工作中遇到的Spark开发经验。
CASE 1
import org.apache.spark.mllib.linalg.{SparseVector, Vector, Vectors}
def cosinSimilarity(v1: SparseVector, v2: SparseVector): Double = {
val indices2: Array[Int] = v2.indices
var sum = 0.0
for (index <- v1.indices) {
if (indices2.contains(index)) {
sum += v1(index) * v2(index)
}
}
sum / (Vectors.norm(v1, 2) * Vectors.norm(v2, 2))
}
计算两个向量之间的内积,向量维度很高,并且非常稀疏。优化点:采用spark ml库中自带的SparseVector类型,即只计算两个向量中相同位置的值不为零的地方,大大减少计算量。
CASE 2
import com.huaban.analysis.jieba.JiebaSegmenter.SegMode
import com.huaban.analysis.jieba.{JiebaSegmenter, SegToken}
def getSrcDF(sc: SparkContext, hiveContext: HiveContext): DataFrame = {
import hiveContext.implicits._
val stopWord_bc = sc.broadcast(getStopWord(sc))
val sql =
s"""
|select id, desc
|from xx_database.xx_table
|""".stripMargin
// 1. filter word of 1-length
// 2. filter stop words
val srcDF: DataFrame = hiveContext.sql(sql).mapPartitions(partition => {
val buffer = new ListBuffer[(String, String)]

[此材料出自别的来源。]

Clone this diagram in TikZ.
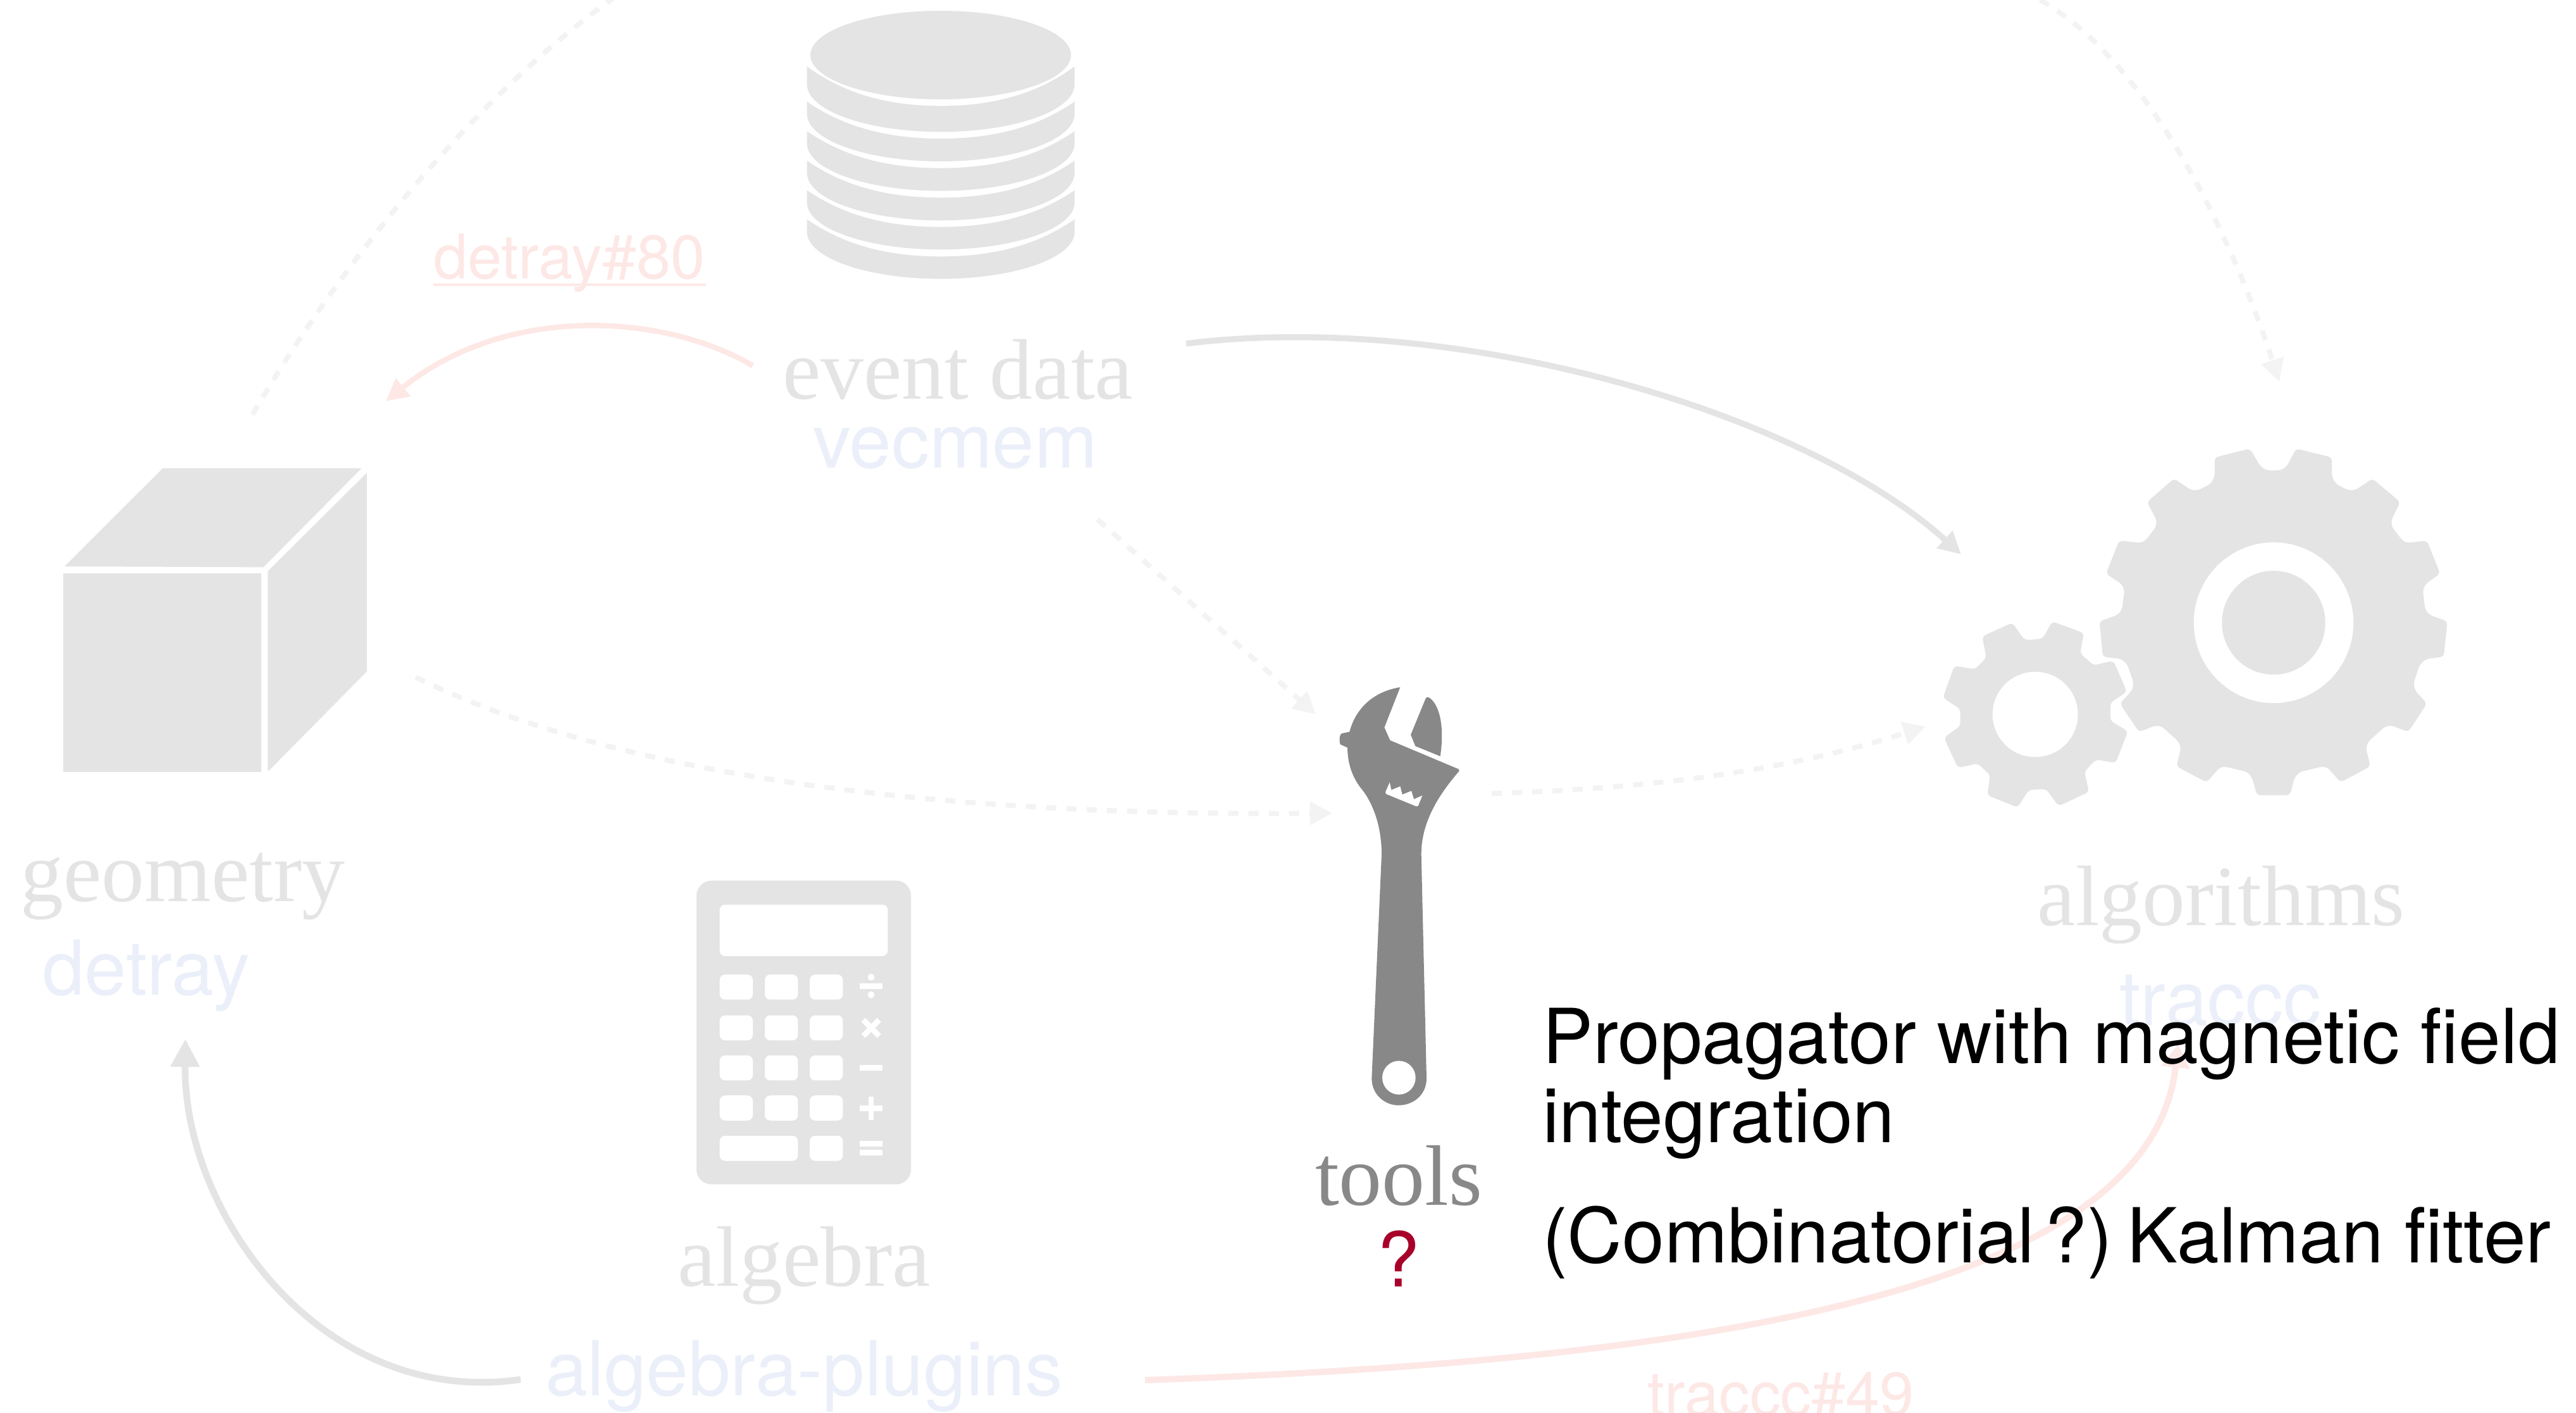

val jiebaSegmenter = new JiebaSegmenter() // 注意这里
val it = partition
while (it.hasNext) {
val row = it.next()
val id = row.getLong(0).toString
val text = jiebaSegmenter
.process(row.getString(1).toString, SegMode.SEARCH)
.toArray
.map(_.asInstanceOf[SegToken].word)
.filter(_.length > 1)
.filter(x => !stopWord_bc.value.contains(x))
.mkString(" ")
buffer.append((id, text))
}
buffer.iterator
}).toDF("id", "text")
srcDF
}
以上jieba切词时,优化点为,采用mapPartitions代替map,并将val jiebaSegmenter = new JiebaSegmenter()放在while的外面(避免频繁的new操作,节省开销)。
CASE 3
import org.apache.spark.ml.feature.{HashingTF, IDF, Tokenizer}
import com.xx.xx.cosinSimilarity
val childData: Array[(String, SparseVector)] = child.collect()
val childData_bc = sc.broadcast(childData)
val result = parentData.flatMap(x => {
chilData_bc.value.map{y =>
val cosin = cosinSimilarity(x._2, y._2)
val parenItem = x._1
val childItem = y._1
(parenItem, childItem, cosin)
}.filter(x => x._1 != x._2)
.groupBy(x => x._1).map(x => {
val detapp = x._1
val appList = x._2.mkString(",")
(detapp, appList)
})
计算两两向量之间的相似度,不要采用RDD的笛卡尔积运算,计算复杂度非常高。优化如上,广播变量+两层map实现。